I wonder what it must feel like to be on the other side of this, down on the stage looking up at all the people who are in love with you?
I’ve loved Wilco for a very long time. I used to think Jeff Tweedy needed me to save him, the way I used to think all tortured musicians needed saving. But Jeff Tweedy is no tortured musician, and Wilco is not like other bands. With 10 studio albums, a rock-umentary, some inner-circle drama and three collaborative projects with Billy Bragg, they’ve got tenure.
After a lifetime of commitment, getting to see them at the Riverside Theatre Sunday, June 18, was a personal bucket list milestone.
The openers, Kacy and Clayton, came out in a lot of denim and played like they were nostalgic for Little House on the Prairie. They were a little bit of blues and a little bit of folk, and the way the guitar whined I could have listened to it all night. But nothing prepared me for the piercing Loretta Lynn vibrato from vocalist Kacy Anderson. In the future, I expect to see these two headlining their own tour.
It’s a loudly spoken rule among hipsters that a band’s older stuff is always their best.
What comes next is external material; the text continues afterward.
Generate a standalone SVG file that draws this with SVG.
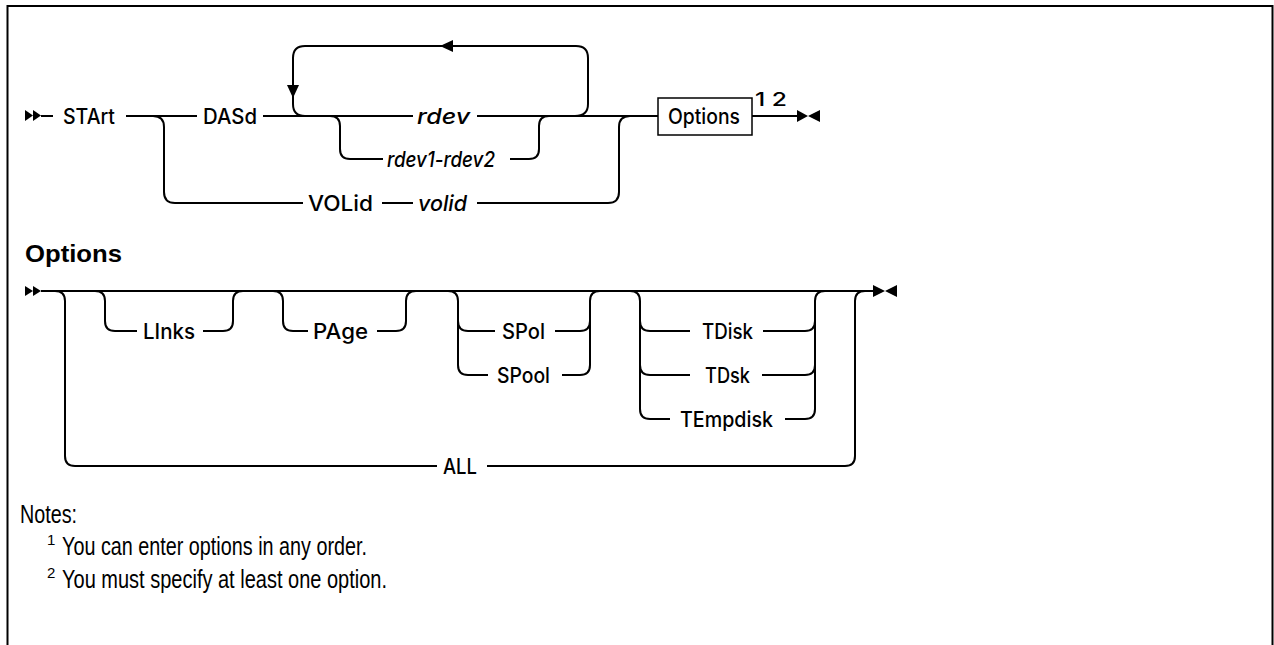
<svg xmlns="http://www.w3.org/2000/svg" width="1274" height="645" viewBox="0 0 1274 645">
<style>
.t{fill:none;stroke:#000;stroke-width:2}
.lbl{font-family:Inter,"Liberation Sans",Arial,sans-serif;font-size:21px;font-weight:500;fill:#000}
.it{font-style:italic}
.note{font-family:"Liberation Sans",Arial,sans-serif;font-size:25px;fill:#000}
.sup{font-family:"Liberation Sans",Arial,sans-serif;font-size:15px;fill:#000}
.ah{fill:#000;stroke:none}
</style>
<rect x="0" y="0" width="1274" height="645" fill="#fff"/>
<path d="M7.5,645 V6 H1272.5 V645" fill="none" stroke="#000" stroke-width="2"/>

<g id="connectors">
  <!-- top diagram -->
  <path class="t" d="M41,116 H53"/>
  <path class="t" d="M126,116 H197"/>
  <path class="t" d="M263,116 H413"/>
  <path class="t" d="M477,116 H658"/>
  <path class="t" d="M752,116 H797"/>
  <path class="t" d="M575,116 Q588,116 588,104 V58 Q588,46 576,46 H305 Q293,46 293,58 V104 Q293,116 305,116"/>
  <path class="t" d="M330,116 Q340,116 340,126 V149 Q340,159 350,159 H383"/>
  <path class="t" d="M510,159 H529 Q539,159 539,149 V126 Q539,116 549,116"/>
  <path class="t" d="M153,116 Q164,116 164,127 V192 Q164,203 175,203 H303"/>
  <path class="t" d="M382,203 H413"/>
  <path class="t" d="M477,203 H608 Q619,203 619,192 V127 Q619,116 630,116"/>
  <polygon class="ah" points="25,110 33,115.5 25,121"/>
  <polygon class="ah" points="33,110 41,115.5 33,121"/>
  <polygon class="ah" points="797,110 808,116 797,122"/>
  <polygon class="ah" points="820,110 808,116 820,122"/>
  <polygon class="ah" points="287,85 299,85 293,98"/>
  <polygon class="ah" points="440,46 453,40 453,52"/>
  <!-- bottom diagram -->
  <path class="t" d="M41,291 H873"/>
  <path class="t" d="M55,291 Q65,291 65,301 V456 Q65,466 75,466 H437"/>
  <path class="t" d="M487,466 H845 Q855,466 855,456 V301 Q855,291 865,291"/>
  <path class="t" d="M95,291 Q105,291 105,301 V321 Q105,331 115,331 H137"/>
  <path class="t" d="M203,331 H223 Q233,331 233,321 V301 Q233,291 243,291"/>
  <path class="t" d="M273,291 Q283,291 283,301 V321 Q283,331 293,331 H308"/>
  <path class="t" d="M377,331 H396 Q406,331 406,321 V301 Q406,291 416,291"/>
  <path class="t" d="M448,291 Q458,291 458,301 V321 Q458,331 468,331 H495"/>
  <path class="t" d="M555,331 H580 Q590,331 590,321 V301 Q590,291 600,291"/>
  <path class="t" d="M458,321 V365 Q458,375 468,375 H488"/>
  <path class="t" d="M562,375 H580 Q590,375 590,365 V321"/>
  <path class="t" d="M630,291 Q640,291 640,301 V321 Q640,331 650,331 H690"/>
  <path class="t" d="M763,331 H805 Q815,331 815,321 V301 Q815,291 825,291"/>
  <path class="t" d="M640,321 V365 Q640,375 650,375 H690"/>
  <path class="t" d="M762,375 H805 Q815,375 815,365 V321"/>
  <path class="t" d="M640,365 V409 Q640,419 650,419 H670"/>
  <path class="t" d="M785,419 H805 Q815,419 815,409 V365"/>
  <polygon class="ah" points="25,286 33,291 25,296"/>
  <polygon class="ah" points="33,286 41,291 33,296"/>
  <polygon class="ah" points="873,285 885,291 873,297"/>
  <polygon class="ah" points="897,285 885,291 897,297"/>
</g>

<g id="n-start"><text class="lbl" x="63" y="123.5" textLength="52" lengthAdjust="spacingAndGlyphs">STArt</text></g>
<g id="n-dasd"><text class="lbl" x="203" y="123.5" textLength="54" lengthAdjust="spacingAndGlyphs">DASd</text></g>
<g id="n-rdev"><text class="lbl it" x="417" y="123.5" textLength="53" lengthAdjust="spacingAndGlyphs">rdev</text></g>
<g id="n-rdev12"><text class="lbl it" x="387" y="166.5" textLength="108" lengthAdjust="spacingAndGlyphs">rdev1-rdev2</text></g>
<g id="n-volid-kw"><text class="lbl" x="308" y="210.5" textLength="65" lengthAdjust="spacingAndGlyphs">VOLid</text></g>
<g id="n-volid"><text class="lbl it" x="418" y="210.5" textLength="49" lengthAdjust="spacingAndGlyphs">volid</text></g>
<g id="n-options">
  <rect x="658" y="98" width="94" height="37" fill="#fff" stroke="#000" stroke-width="1.5"/>
  <text class="lbl" x="668" y="123.5" textLength="72" lengthAdjust="spacingAndGlyphs">Options</text>
  <text class="lbl" style="font-size:19px" x="755" y="106" textLength="32" lengthAdjust="spacingAndGlyphs">1 2</text>
</g>

<g id="n-options-title"><text class="note" style="font-weight:bold;font-size:24px" x="25" y="262" textLength="97" lengthAdjust="spacingAndGlyphs">Options</text></g>
<g id="n-links"><text class="lbl" x="143" y="338.5" textLength="52" lengthAdjust="spacingAndGlyphs">LInks</text></g>
<g id="n-page"><text class="lbl" x="313" y="338.5" textLength="55" lengthAdjust="spacingAndGlyphs">PAge</text></g>
<g id="n-spol"><text class="lbl" x="502" y="338.5" textLength="43" lengthAdjust="spacingAndGlyphs">SPol</text></g>
<g id="n-spool"><text class="lbl" x="497" y="382.5" textLength="53" lengthAdjust="spacingAndGlyphs">SPool</text></g>
<g id="n-tdisk"><text class="lbl" x="702" y="338.5" textLength="51" lengthAdjust="spacingAndGlyphs">TDisk</text></g>
<g id="n-tdsk"><text class="lbl" x="705" y="382.5" textLength="45" lengthAdjust="spacingAndGlyphs">TDsk</text></g>
<g id="n-tempdisk"><text class="lbl" x="680" y="426.5" textLength="93" lengthAdjust="spacingAndGlyphs">TEmpdisk</text></g>
<g id="n-all"><text class="lbl" x="443" y="473.5" textLength="34" lengthAdjust="spacingAndGlyphs">ALL</text></g>

<g id="notes">
  <text class="note" x="20" y="523" textLength="57" lengthAdjust="spacingAndGlyphs">Notes:</text>
  <text class="sup" x="47" y="545">1</text>
  <text class="note" x="62" y="555" textLength="305" lengthAdjust="spacingAndGlyphs">You can enter options in any order.</text>
  <text class="sup" x="47" y="578">2</text>
  <text class="note" x="62" y="588" textLength="325" lengthAdjust="spacingAndGlyphs">You must specify at least one option.</text>
</g>
</svg>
No matter if they have 10 albums or two, a true fan must be loyal to the original work. Or so says the hipster credo. And for a band like Wilco, this rule seemed to apply. That is, until the surprise release of their 2015 album, Star Wars, and their subsequent album, Schmilco, from which they played several songs, all sounding like a psychedelic backyard barbecue.
Wilco’s versatility cemented them as genre behemoths, so after a few patient acoustic songs, they turned up the volume and had all of the Riverside Theatre screaming along to “I am Trying to Break your Heart.” They were making it clear: leave your cry-baby indie bummer jams at home, this is a rock concert.
It was not the show I expected. I was excited for intimate acoustic lullabies and weepy sad-boy premonitions, and while I was glad for the ribcage thundering rock and roll, I needed more. Finally, after a handful of 5-minute guitar solos and drum breakdowns, Jeff Tweedy gave me the show I’d come for.
I’ve followed this band for years. I’ve attached my own value to their work and elevated the musicians to celestial heights. But now here they were, a handful of people on a dim stage. It was sobering to sit in the same room and be forced to see them as human, as flawed and failing but remarkable too. Jeff Tweedy was just a guy with a guitar singing in an ethereal whisper, “I’ve got reservations about so many things but not about you.”
And I was just a girl at a show swaying along with everybody else.
The rest of the set was a blur of drum beats and audience hysterics. They gave not one, but two encores. Everyone was on their feet and the man in front of me paced wildly across the aisle with a tiny air guitar and messy grin.
It wasn’t a religious experience. It didn’t change my life or affect me like other shows have. But it was good. Good music, good people, and a good end to the weekend. That’s more what this band is about anyway.